UNITED STATES DISTRICT COURT FOR THE DISTRICT OF MARYLAND
Feb 8, 2012
CIVIL No. 1:11-cv-03057-JKB (D. Md. Feb. 8, 2012)

Opinion

CIVIL No. 1:11-cv-03057-JKB

02-08-2012

TIMOTHY JAY HICKS, Plaintiff v. CATHOLIC RELIEF SERVICES, Defendant


MEMORANDUM

Timothy Jay Hicks ("Plaintiff") brought this suit, pro se, against Catholic Relief Services ("Defendant") alleging sex discrimination in employment under Title VII of the Civil Rights Act of 1964, 42 U.S.C. § 2000e, et seq. ("Title VII"). Defendant has moved to dismiss the complaint, and Plaintiff has moved for summary judgment. The issues have been briefed and no oral argument is required. Local Rule 105.6. For the reasons explained below, Defendant's Motion to Dismiss (ECF No. 5) is GRANTED and Plaintiff's Motion for Summary Judgment (ECF No. 8) is DENIED.

I. BACKGROUND

Plaintiff worked for Defendant as an administrative assistant from 2000 to 2009. He alleges that from August of 2007 until his termination in November of 2009, his supervisor, Tabitha Harrison, made "condescending remarks" to him that he "felt were belittling." (Compl. 3, ECF No. 1). He further alleges that Ms. Harrison treated him with this "pattern of rudeness" because of his sex. The grounds of this contention are that Plaintiff was the only male in the office, that Ms. Harrison did not similarly "harass" two female employees whom Plaintiff knew, and that Ms. Harrison allegedly terminated two other male employees who worked in the office before Plaintiff. In November of 2009, following an argument with Ms. Harrison, Plaintiff approached Defendant's Human Resources Department and complained about her conduct. Several days later, Defendant terminated Plaintiff's employment on the grounds that he had allegedly physically threatened Ms. Harrison during their argument. Plaintiff denies that he ever threatened Ms. Harrison and claims that Ms. Harrison fabricated the alleged threats as a pretext for having him fired because of his sex.

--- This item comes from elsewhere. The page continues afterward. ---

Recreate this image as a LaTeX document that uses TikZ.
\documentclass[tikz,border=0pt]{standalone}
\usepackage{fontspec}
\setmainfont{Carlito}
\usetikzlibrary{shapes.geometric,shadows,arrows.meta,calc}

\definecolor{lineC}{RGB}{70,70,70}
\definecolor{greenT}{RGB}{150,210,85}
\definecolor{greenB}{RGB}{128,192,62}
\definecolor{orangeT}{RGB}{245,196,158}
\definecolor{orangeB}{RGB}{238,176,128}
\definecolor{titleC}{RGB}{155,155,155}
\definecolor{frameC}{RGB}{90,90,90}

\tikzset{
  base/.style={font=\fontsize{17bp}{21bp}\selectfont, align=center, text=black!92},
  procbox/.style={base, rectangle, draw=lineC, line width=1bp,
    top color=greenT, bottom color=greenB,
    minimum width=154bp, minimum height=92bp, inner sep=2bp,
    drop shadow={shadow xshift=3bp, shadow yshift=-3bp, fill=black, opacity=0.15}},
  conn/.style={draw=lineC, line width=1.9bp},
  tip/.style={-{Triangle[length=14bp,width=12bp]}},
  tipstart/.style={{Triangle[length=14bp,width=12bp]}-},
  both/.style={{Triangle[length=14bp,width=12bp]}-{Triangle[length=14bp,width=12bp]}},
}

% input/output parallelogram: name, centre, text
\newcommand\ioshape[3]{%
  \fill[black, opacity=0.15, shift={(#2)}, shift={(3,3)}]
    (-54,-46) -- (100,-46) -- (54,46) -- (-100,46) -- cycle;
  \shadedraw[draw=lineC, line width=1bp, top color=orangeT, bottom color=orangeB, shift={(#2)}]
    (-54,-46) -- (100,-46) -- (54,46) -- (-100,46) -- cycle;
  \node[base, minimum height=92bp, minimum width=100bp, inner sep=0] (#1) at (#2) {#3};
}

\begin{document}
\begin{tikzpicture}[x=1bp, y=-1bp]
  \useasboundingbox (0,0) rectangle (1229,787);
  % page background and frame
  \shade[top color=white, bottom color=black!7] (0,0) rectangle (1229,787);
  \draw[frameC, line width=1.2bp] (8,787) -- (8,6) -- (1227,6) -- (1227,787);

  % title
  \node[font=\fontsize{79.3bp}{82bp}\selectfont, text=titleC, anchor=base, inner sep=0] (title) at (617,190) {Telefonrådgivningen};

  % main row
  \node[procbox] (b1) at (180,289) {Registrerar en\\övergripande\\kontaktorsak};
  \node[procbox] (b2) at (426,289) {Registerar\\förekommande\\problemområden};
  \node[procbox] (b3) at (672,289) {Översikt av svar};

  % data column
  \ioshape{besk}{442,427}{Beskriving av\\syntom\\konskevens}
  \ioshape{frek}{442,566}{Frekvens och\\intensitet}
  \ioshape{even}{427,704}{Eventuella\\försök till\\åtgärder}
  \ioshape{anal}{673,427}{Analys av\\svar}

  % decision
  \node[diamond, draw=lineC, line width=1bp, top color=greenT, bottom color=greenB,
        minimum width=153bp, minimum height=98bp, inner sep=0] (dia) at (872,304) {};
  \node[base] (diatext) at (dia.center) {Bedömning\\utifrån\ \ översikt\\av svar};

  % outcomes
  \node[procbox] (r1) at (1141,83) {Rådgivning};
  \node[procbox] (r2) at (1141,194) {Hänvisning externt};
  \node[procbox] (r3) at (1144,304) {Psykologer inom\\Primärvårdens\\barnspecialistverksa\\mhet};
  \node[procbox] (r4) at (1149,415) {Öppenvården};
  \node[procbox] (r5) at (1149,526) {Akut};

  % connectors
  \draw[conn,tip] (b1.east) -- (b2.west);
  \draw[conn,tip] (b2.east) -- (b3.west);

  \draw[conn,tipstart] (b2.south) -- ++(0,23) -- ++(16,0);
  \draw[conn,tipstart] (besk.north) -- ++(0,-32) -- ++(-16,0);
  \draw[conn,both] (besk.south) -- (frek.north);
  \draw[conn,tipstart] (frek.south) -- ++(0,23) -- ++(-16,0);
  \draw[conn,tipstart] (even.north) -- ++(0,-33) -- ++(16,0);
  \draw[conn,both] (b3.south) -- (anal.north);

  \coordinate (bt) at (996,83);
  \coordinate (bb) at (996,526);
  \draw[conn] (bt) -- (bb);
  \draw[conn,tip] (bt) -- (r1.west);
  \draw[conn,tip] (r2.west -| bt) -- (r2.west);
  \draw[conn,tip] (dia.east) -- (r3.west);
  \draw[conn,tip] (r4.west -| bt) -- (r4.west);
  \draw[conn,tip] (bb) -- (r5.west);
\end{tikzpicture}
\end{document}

On October 20, 2010, Plaintiff filed charges of discrimination with the EEOC, and on July 27, 2011, he received a Right-to-Sue letter. On October 25, 2011, Plaintiff filed the instant suit in this Court. On December 20, 2011, Defendant filed a motion to dismiss the complaint, alleging that Plaintiff had failed to timely exhaust his administrative remedies and that the complaint failed to state a claim of sex harassment. (ECF No. 5). The Court sent Plaintiff a Rule 12/56 Letter on December 22, 2011, explaining that Defendant had filed a motion to dismiss, that Plaintiff had a right to file a response in opposition, and that his failure to respond could result in dismissal of this case. (ECF No. 7). On January 6, 2012, Plaintiff filed a document styled as a motion for summary judgment, which appears to the Court to have been intended as a response to Defendant's motion to dismiss. Apparently uncertain as to the import of Plaintiff's filing, Defendant then filed both a response in opposition to Plaintiff's motion for summary judgment (ECF No. 9) and a reply with respect to its motion to dismiss (ECF No. 10).

II. LEGAL STANDARD

A. FED. R. CIV. P. 12(b)(6): Motion to Dismiss

A motion to dismiss under FED. R. CIV. P. 12(b)(6) is a test of the legal sufficiency of a complaint. Edwards v. City of Goldsboro, 178 F.3d 231, 243 (4th Cir. 1999). To pass this test, a complaint need only present enough factual content to render its claims "plausible on [their] face" and enable the court to "draw the reasonable inference that the defendant is liable for the misconduct alleged." Ashcroft v. Iqbal, 129 S.Ct. 1937, 1949 (2009). The plaintiff may not, however, rely on naked assertions, speculation, or legal conclusions. Bell Atlantic v. Twombly, 550 U.S. 544, 556-57 (2007). In assessing the merits of a motion to dismiss, the court must take all well-pled factual allegations in the complaint as true and construe them in the light most favorable to the Plaintiff. Ibarra v. United States, 120 F.3d 472, 474 (4th Cir. 1997). If after viewing the complaint in this light the court cannot infer more than "the mere possibility of misconduct," then the motion should be granted and the complaint dismissed. Iqbal, 129 S.Ct. at 1950.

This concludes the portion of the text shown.